Willy and Diane are really friendly and worth talking to on the phone. I don't know that they are around every single day to answer the phone but your cork will ship from a separate location as the sealer/patterns, so there isn't really a rush to get that order in and combine on shipping (if that's what you were trying to do).
5" blocks should allow you to make Super Mags even with out a bottom board (which technically isn't really required on tan cork, but rather a preference of some carvers). 

Best of luck with you carving and make sure to post pics.


----------



## Ieatantlers (Oct 7, 2008)

Thanks for the advice.
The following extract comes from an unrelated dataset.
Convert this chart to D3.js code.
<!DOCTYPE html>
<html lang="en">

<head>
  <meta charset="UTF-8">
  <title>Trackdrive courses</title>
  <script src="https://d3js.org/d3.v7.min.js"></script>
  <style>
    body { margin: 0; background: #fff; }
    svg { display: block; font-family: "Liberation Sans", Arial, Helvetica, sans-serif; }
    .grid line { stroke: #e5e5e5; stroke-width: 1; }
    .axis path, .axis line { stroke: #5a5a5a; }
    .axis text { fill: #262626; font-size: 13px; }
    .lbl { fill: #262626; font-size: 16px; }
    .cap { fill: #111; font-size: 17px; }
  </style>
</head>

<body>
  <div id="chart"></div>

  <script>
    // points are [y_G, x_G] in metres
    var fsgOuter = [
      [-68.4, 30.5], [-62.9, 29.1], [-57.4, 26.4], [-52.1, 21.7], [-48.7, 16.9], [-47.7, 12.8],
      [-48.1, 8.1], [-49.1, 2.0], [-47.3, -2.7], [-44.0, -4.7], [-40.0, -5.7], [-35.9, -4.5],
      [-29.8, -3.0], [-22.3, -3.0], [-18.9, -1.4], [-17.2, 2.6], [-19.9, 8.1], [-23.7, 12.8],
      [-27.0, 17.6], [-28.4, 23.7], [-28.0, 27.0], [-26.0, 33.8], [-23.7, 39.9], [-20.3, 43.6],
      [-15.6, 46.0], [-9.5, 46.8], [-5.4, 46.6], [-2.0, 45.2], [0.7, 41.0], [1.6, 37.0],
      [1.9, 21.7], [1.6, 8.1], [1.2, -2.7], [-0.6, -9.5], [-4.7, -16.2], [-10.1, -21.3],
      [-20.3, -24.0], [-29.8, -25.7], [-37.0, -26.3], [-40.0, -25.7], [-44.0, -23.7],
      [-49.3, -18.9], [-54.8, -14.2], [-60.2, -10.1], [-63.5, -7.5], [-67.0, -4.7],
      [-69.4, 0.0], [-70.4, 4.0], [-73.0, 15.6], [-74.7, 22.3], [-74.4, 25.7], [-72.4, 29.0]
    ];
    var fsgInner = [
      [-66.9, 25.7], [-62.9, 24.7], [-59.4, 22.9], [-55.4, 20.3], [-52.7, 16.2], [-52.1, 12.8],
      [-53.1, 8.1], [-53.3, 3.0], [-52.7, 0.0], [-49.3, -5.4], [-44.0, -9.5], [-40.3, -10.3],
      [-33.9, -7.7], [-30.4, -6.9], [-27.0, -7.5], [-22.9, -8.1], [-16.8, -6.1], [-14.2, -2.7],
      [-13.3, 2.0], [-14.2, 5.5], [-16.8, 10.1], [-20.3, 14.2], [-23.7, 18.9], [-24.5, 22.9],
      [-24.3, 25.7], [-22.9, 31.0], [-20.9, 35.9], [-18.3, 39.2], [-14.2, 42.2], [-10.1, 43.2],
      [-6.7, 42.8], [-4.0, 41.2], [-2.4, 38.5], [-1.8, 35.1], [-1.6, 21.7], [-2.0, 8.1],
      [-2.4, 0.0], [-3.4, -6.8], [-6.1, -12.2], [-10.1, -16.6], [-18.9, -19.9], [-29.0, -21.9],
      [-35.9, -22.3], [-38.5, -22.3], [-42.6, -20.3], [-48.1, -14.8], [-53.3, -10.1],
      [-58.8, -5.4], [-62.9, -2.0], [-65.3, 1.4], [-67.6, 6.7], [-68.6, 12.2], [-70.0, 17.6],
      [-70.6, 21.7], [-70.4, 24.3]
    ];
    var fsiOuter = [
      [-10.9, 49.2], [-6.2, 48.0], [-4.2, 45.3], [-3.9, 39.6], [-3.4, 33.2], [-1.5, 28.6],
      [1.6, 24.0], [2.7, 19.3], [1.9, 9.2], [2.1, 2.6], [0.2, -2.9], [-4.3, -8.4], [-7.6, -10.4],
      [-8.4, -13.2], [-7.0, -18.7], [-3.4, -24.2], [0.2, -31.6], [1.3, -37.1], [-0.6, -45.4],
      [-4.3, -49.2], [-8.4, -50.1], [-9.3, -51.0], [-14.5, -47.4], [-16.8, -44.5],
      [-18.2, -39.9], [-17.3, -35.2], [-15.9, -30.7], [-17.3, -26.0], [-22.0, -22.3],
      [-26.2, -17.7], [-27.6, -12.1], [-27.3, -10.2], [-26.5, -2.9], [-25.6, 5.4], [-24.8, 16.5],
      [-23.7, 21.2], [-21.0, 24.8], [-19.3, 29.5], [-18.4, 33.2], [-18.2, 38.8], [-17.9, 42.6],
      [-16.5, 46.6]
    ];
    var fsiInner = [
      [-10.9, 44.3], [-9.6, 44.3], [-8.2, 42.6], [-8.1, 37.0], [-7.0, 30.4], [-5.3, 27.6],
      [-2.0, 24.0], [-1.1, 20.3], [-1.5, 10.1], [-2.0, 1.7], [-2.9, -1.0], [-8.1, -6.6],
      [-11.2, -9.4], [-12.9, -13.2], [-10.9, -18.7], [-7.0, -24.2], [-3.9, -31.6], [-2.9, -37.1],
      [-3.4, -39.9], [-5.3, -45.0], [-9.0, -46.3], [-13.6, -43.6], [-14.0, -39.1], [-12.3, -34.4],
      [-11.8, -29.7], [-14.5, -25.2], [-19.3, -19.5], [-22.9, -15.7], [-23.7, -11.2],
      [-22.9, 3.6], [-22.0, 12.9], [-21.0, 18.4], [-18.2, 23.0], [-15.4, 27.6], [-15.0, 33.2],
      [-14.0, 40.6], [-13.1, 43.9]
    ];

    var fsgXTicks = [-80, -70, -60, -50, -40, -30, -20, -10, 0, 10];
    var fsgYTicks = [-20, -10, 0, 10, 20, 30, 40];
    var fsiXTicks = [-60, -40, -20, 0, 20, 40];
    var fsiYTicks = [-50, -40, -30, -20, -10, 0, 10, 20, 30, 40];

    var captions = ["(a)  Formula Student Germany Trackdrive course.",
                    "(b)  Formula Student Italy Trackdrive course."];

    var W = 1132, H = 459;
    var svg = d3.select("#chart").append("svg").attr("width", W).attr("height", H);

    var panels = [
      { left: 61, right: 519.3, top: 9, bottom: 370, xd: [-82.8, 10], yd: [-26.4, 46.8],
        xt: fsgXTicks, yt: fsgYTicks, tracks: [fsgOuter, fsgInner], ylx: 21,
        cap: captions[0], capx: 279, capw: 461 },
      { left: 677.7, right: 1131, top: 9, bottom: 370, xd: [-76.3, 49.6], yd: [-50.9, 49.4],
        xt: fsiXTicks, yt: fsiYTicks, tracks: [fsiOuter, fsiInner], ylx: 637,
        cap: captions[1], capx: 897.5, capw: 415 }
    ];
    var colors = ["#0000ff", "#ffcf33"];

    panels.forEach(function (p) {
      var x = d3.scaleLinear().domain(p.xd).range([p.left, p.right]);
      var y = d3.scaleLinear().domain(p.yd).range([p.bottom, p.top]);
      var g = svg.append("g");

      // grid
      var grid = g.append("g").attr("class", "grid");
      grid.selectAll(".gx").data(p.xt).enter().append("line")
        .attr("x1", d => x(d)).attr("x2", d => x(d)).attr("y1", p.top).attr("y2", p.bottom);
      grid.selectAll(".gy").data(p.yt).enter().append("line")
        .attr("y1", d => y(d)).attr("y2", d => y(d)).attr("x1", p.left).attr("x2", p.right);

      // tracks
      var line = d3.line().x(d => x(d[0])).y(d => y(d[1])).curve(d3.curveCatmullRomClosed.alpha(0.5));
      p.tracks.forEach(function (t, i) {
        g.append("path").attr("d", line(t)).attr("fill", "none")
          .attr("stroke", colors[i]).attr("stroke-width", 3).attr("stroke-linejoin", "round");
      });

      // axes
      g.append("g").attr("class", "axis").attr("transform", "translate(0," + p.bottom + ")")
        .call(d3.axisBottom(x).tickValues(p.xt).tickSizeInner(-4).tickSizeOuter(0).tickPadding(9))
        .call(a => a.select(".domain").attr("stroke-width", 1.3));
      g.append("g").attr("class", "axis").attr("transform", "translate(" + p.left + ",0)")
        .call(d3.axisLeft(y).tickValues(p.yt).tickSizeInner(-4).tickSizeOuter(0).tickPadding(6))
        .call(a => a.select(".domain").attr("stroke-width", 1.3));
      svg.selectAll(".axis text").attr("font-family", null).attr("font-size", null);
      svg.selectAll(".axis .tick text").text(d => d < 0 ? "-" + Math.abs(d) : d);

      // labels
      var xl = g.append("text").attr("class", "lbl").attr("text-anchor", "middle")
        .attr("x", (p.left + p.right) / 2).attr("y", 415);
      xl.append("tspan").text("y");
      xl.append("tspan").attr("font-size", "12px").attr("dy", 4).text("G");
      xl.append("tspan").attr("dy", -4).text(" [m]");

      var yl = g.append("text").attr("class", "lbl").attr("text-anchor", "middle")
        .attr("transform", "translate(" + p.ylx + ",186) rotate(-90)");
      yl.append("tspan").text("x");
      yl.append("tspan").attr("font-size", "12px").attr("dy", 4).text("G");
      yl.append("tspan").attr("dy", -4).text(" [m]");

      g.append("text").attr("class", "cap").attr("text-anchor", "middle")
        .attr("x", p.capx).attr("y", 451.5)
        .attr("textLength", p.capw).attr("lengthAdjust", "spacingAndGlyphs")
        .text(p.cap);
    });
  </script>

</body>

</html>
When it comes to painting these bad boys, I will probably be asking for some more help.



LumberJ said:


> Best of luck with you carving and make sure to post pics.


That depends on how they turn out. :lol:


----------



## Shiawassee_Kid (Nov 28, 2000)

when i did my bluebills i got my template from willie...call him back up and ask him.


----------



## Ieatantlers (Oct 7, 2008)

I got ahold of Dianne and got a bluebill template on the way- as well a color chart for painting them. I can see this as getting expensive and addictive and I haven't started yet.

Any pics of the BB's kid?


----------



## Shiawassee_Kid (Nov 28, 2000)

Ieatantlers said:


> I got ahold of Dianne and got a bluebill template on the way- as well a color chart for painting them. I can see this as getting expensive and addictive and I haven't started yet.
> 
> Any pics of the BB's kid?


somewhere, lemme see if i can find it.

*edit: i don't have the picture hosted anymore, i'll put it up later when i get home and can find the picture in my archives.


----------



## highcaliberconsecrator (Oct 16, 2009)

Dunno if it would help, but I can loan you some Patrick Godin books. Might be nice to draw from a few different references....


----------



## The Doob (Mar 4, 2007)

I started out using the brown cork around 25 years ago and probably have made @ 400 decoys - sold most of them with the charter business. Switched to the tan cork about halfway through and am much happier because of it. I've got 140 now, made another 30 this year (ringnecks (12), bluebills (12) and redheads (8)) after laying off the knife for ten years (actually started back up last year when I made 22)

The goal is to have a set for each of the boys when I'm gone - the problem is the definition of a "set" has evolved from 50 per to something much larger :lol:. The plan this winter is to start on some canvasbacks using 5" cork and eliminate the bottom board (the ones I have now are 4" cork with a bottom board). An yes, it does become habit forming 

Oh, and as far as plans, I bought some in a box that came six (?) templates to a box and were published by a Dr. Murphy (I think Daivd is his first name). They are probably out of print now but you could check with Amazon.


----------



## Ieatantlers (Oct 7, 2008)

Well now season has winded down, its giving me some more time to get into the corkin. This is my 'prototype' bluebill. I did the finish with cork dust and titebond III. I don't know if I would go to all that trouble in the future for the 'softer' look. It seems very durable though, just don't think its worth the trouble.


----------



## grul722 (Nov 12, 2008)

Good looking decoy. Roughly how much time do you have into it?


----------



## LumberJ (Mar 9, 2009)

It came out looking nice. Great job


----------



## Ieatantlers (Oct 7, 2008)

grul722 said:


> Good looking decoy. Roughly how much time do you have into it?


Thanks. Probably 10 minutes using the bandsaw. I would say I spent 2 hours on the body, and probably 4 on the head. Carving that basswood by hand takes a while. Then finishing with glue and sawdust (I did 3 coats) took probably 10 minutes a coat, but the wait time was a while in between. Then maybe an hour to an hour and a half total of painting. It only took me about 10 minutes to make the keel out of oak using my dad's sanding belt. I just haven't screwed it on and sealed it yet.

I am asking for power tools to do my carving for christmas. I could probably whip out a half dozen dekes with a little less detail in the amount of time it took me to do this one by hand. The heads just take a long time by hand I have come to find out.

Thanks for the tips too LumberJ.


----------



## wavie (Feb 2, 2004)

Ieatantlers said:


> . This is my 'prototype' bluebill.


Dont you just wish you could float and hunt it in mid decemeber when all the birds are around!

I'm impressed for your first bird, great job.


----------



## King Quack (Jul 16, 2003)

highcaliberconsecrator said:


> Dunno if it would help, but I can loan you some Patrick Godin books. Might be nice to draw from a few different references....


Do yourself a favor and buy Godins Books. They are expensive, but you will have every pattern you will ever need.


----------



## Ieatantlers (Oct 7, 2008)

A big thank you to CornfieldBill. 

He took the time to hand trace a couple templates and mail them my way. Goldeneye and bufflehead are next to do thanks to cornfieldbill.

Thanks again sir.


----------



## highcaliberconsecrator (Oct 16, 2009)

She's a bute, Clark!


----------